- _Problem requirements_: Skip all pictures. Write out the data below from its first line through the line that contains "(0,0) rectangle (1310,1225);".

[start]

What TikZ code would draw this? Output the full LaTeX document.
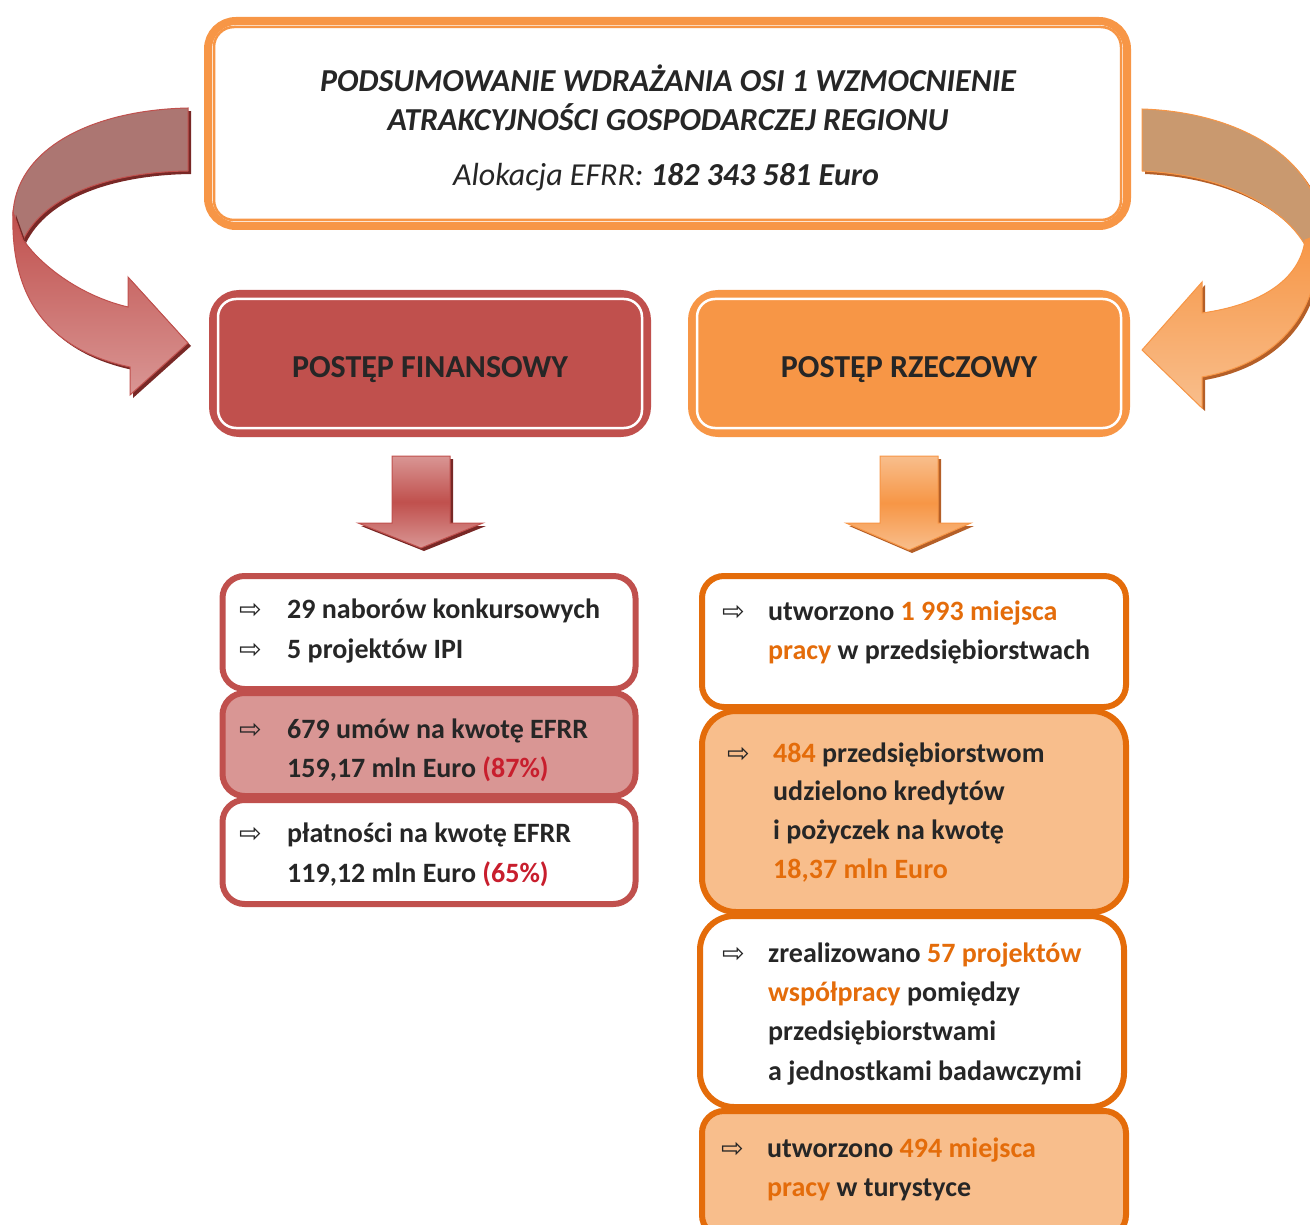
\documentclass[tikz,border=0pt]{standalone}
\usepackage{fontspec}
\setmainfont{Carlito}
\newfontfamily\arrowfont{DejaVu Sans}
\usepackage{xcolor}
\definecolor{FinRed}{RGB}{192, 80, 77}
\definecolor{FinPink}{RGB}{217, 150, 148}
\definecolor{FinGrey}{RGB}{172, 118, 114}
\definecolor{FinShadow}{RGB}{120, 40, 38}
\definecolor{RzOrange}{RGB}{247, 150, 70}
\definecolor{RzDark}{RGB}{228, 108, 10}
\definecolor{RzLight}{RGB}{248, 190, 140}
\definecolor{RzTan}{RGB}{201, 153, 111}
\definecolor{RzShadow}{RGB}{180, 95, 40}
\definecolor{TextDark}{RGB}{38, 38, 38}
\definecolor{HiRed}{RGB}{200, 30, 45}
\usetikzlibrary{
    shadows,
    calc,
    positioning
    }

\begin{document}
\begin{tikzpicture}[x=1pt, y=-1pt,
    finshadow/.style={drop shadow={shadow xshift=3pt, shadow yshift=-3pt, fill=FinShadow, opacity=1}},
    rzshadow/.style={drop shadow={shadow xshift=3pt, shadow yshift=-3pt, fill=RzShadow, opacity=1}},
    lowbox/.style={rectangle, line width=6pt, rounded corners=22pt, inner sep=0pt, minimum width=422pt},
    finbox/.style={lowbox, draw=FinRed, minimum width=413pt},
    rzbox/.style={lowbox, draw=RzDark, minimum width=424pt},
    postep/.style={rectangle, line width=8pt, rounded corners=26pt, inner sep=0pt, minimum width=434pt, minimum height=139pt},
    ttl/.style={anchor=base, inner sep=0pt, text=TextDark, font=\fontsize{32}{38}\selectfont\bfseries\itshape},
    txt/.style={anchor=base west, inner sep=0pt, text=TextDark, font=\fontsize{28}{34}\selectfont\bfseries},
    bul/.style={anchor=base west, inner sep=0pt, text=TextDark, font=\arrowfont\fontsize{27}{30}\selectfont}
    ]
    \useasboundingbox (0,0) rectangle (1310,1225);

    %Left arrow
    \fill[FinGrey, draw=FinRed, line width=1pt, finshadow] (188,108) .. controls (90,110) and (15,150) .. (13,215) -- (23,240) .. controls (45,195) and (110,172) .. (188,171) -- cycle;
    \shade[top color=FinRed, bottom color=FinPink, draw=FinRed, line width=1pt, finshadow] (13,212) .. controls (10,300) and (50,350) .. (130,367) -- (130,395) -- (188,343) -- (128,277) -- (128,307) .. controls (85,297) and (45,270) .. (23,240) -- cycle;

    %Right arrow
    \fill[RzTan, draw=RzOrange, line width=1pt, rzshadow] (1142,109) .. controls (1240,112) and (1322,160) .. (1322,235) -- (1305,245) .. controls (1285,210) and (1230,175) .. (1142,171) -- cycle;
    \shade[top color=RzOrange, bottom color=RzLight, draw=RzOrange, line width=1pt, rzshadow] (1318,235) .. controls (1322,320) and (1270,365) .. (1202,377) -- (1202,408) -- (1142,350) -- (1202,282) -- (1202,313) .. controls (1260,305) and (1300,280) .. (1305,240) -- cycle;

    %Head
    \node[rectangle, draw=RzOrange, fill=white, line width=8pt, rounded corners=28pt, inner sep=0pt, minimum width=919pt, minimum height=205pt] (head) at (667.5,123.5) {};
    \draw[RzOrange, line width=2.5pt, rounded corners=20pt] ($(head.north west)+(10,10)$) rectangle ($(head.south east)+(-10,-10)$);
    \node[ttl] (head1) at (668,92) {PODSUMOWANIE WDRAŻANIA OSI 1 WZMOCNIENIE};
    \node[ttl] (head2) at (668,131) {ATRAKCYJNOŚCI GOSPODARCZEJ REGIONU};
    \node[ttl] (head3) at (666,186) {\mdseries Alokacja EFRR: \bfseries 182 343 581 Euro};

    %Finansowy
    \node[postep, draw=FinRed, fill=FinRed] (fin) at (430,363.5) {};
    \draw[white, line width=2.5pt, rounded corners=18pt] ($(fin.north west)+(9,9)$) rectangle ($(fin.south east)+(-9,-9)$);
    \node[txt, anchor=base, font=\fontsize{32}{38}\selectfont\bfseries] (finlbl) at (430,377) {POSTĘP FINANSOWY};
    \shade[top color=FinPink, bottom color=FinPink, middle color=FinRed, draw=FinRed, line width=1pt, finshadow] (392,456) -- (450,456) -- (450,523) -- (483,523) -- (421,548) -- (358,523) -- (392,523) -- cycle;

    \node[finbox, fill=white, minimum height=113pt] (finA) at (429,632.5) {};
    \node[finbox, fill=FinPink, minimum height=103pt] (finB) at (429,744.5) {};
    \node[finbox, fill=white, minimum height=104pt] (finC) at (429,852) {};
    \node[bul] (bA1) at (239,618) {⇨};
    \node[bul] (bA2) at (239,658) {⇨};
    \node[bul] (bB1) at (239,738) {⇨};
    \node[bul] (bC1) at (239,842) {⇨};
    \node[txt] (tA1) at (287,618) {29 naborów konkursowych};
    \node[txt] (tA2) at (287,658) {5 projektów IPI};
    \node[txt] (tB1) at (287,738) {679 umów na kwotę EFRR};
    \node[txt] (tB2) at (287,777) {159,17 mln Euro \textcolor{HiRed}{(87\%)}};
    \node[txt] (tC1) at (287,842) {płatności na kwotę EFRR};
    \node[txt] (tC2) at (287,882) {119,12 mln Euro \textcolor{HiRed}{(65\%)}};

    %Rzeczowy
    \node[postep, draw=RzOrange, fill=RzOrange] (rz) at (909,363.5) {};
    \draw[white, line width=2.5pt, rounded corners=18pt] ($(rz.north west)+(9,9)$) rectangle ($(rz.south east)+(-9,-9)$);
    \node[txt, anchor=base, font=\fontsize{32}{38}\selectfont\bfseries] (rzlbl) at (909,377) {POSTĘP RZECZOWY};
    \shade[top color=RzLight, bottom color=RzLight, middle color=RzOrange, draw=RzOrange, line width=1pt, rzshadow] (880,456) -- (938,456) -- (938,523) -- (971,523) -- (909,550) -- (846,523) -- (880,523) -- cycle;

    \node[rzbox, fill=white, minimum height=131pt] (rzD) at (914,641.5) {};
    \node[rzbox, fill=RzLight, minimum height=201pt, rounded corners=34pt] (rzE) at (914,811.5) {};
    \node[rzbox, fill=white, minimum height=191pt, rounded corners=34pt] (rzF) at (912,1011.5) {};
    \node[rzbox, fill=RzLight, minimum height=126pt] (rzG) at (914,1174) {};
    \node[bul] (bD1) at (722,620) {⇨};
    \node[bul] (bE1) at (727,762) {⇨};
    \node[bul] (bF1) at (722,962) {⇨};
    \node[bul] (bG1) at (721,1157) {⇨};
    \node[txt] (tD1) at (768,620) {utworzono \textcolor{RzDark}{1 993 miejsca}};
    \node[txt] (tD2) at (768,659) {\textcolor{RzDark}{pracy} w przedsiębiorstwach};
    \node[txt] (tE1) at (773,762) {\textcolor{RzDark}{484} przedsiębiorstwom};
    \node[txt] (tE2) at (773,800) {udzielono kredytów};
    \node[txt] (tE3) at (773,839) {i pożyczek na kwotę};
    \node[txt] (tE4) at (773,878) {\textcolor{RzDark}{18,37 mln Euro}};
    \node[txt] (tF1) at (768,962) {zrealizowano \textcolor{RzDark}{57 projektów}};
    \node[txt] (tF2) at (768,1001) {\textcolor{RzDark}{współpracy} pomiędzy};
    \node[txt] (tF3) at (768,1040) {przedsiębiorstwami};
    \node[txt] (tF4) at (768,1080) {a jednostkami badawczymi};
    \node[txt] (tG1) at (767,1157) {utworzono \textcolor{RzDark}{494 miejsca}};
    \node[txt] (tG2) at (767,1196) {\textcolor{RzDark}{pracy} w turystyce};

\end{tikzpicture}
\end{document}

[end]

- _Task result_:
What TikZ code would draw this? Output the full LaTeX document.
\documentclass[tikz,border=0pt]{standalone}
\usepackage{fontspec}
\setmainfont{Carlito}
\newfontfamily\arrowfont{DejaVu Sans}
\usepackage{xcolor}
\definecolor{FinRed}{RGB}{192, 80, 77}
\definecolor{FinPink}{RGB}{217, 150, 148}
\definecolor{FinGrey}{RGB}{172, 118, 114}
\definecolor{FinShadow}{RGB}{120, 40, 38}
\definecolor{RzOrange}{RGB}{247, 150, 70}
\definecolor{RzDark}{RGB}{228, 108, 10}
\definecolor{RzLight}{RGB}{248, 190, 140}
\definecolor{RzTan}{RGB}{201, 153, 111}
\definecolor{RzShadow}{RGB}{180, 95, 40}
\definecolor{TextDark}{RGB}{38, 38, 38}
\definecolor{HiRed}{RGB}{200, 30, 45}
\usetikzlibrary{
    shadows,
    calc,
    positioning
    }

\begin{document}
\begin{tikzpicture}[x=1pt, y=-1pt,
    finshadow/.style={drop shadow={shadow xshift=3pt, shadow yshift=-3pt, fill=FinShadow, opacity=1}},
    rzshadow/.style={drop shadow={shadow xshift=3pt, shadow yshift=-3pt, fill=RzShadow, opacity=1}},
    lowbox/.style={rectangle, line width=6pt, rounded corners=22pt, inner sep=0pt, minimum width=422pt},
    finbox/.style={lowbox, draw=FinRed, minimum width=413pt},
    rzbox/.style={lowbox, draw=RzDark, minimum width=424pt},
    postep/.style={rectangle, line width=8pt, rounded corners=26pt, inner sep=0pt, minimum width=434pt, minimum height=139pt},
    ttl/.style={anchor=base, inner sep=0pt, text=TextDark, font=\fontsize{32}{38}\selectfont\bfseries\itshape},
    txt/.style={anchor=base west, inner sep=0pt, text=TextDark, font=\fontsize{28}{34}\selectfont\bfseries},
    bul/.style={anchor=base west, inner sep=0pt, text=TextDark, font=\arrowfont\fontsize{27}{30}\selectfont}
    ]
    \useasboundingbox (0,0) rectangle (1310,1225);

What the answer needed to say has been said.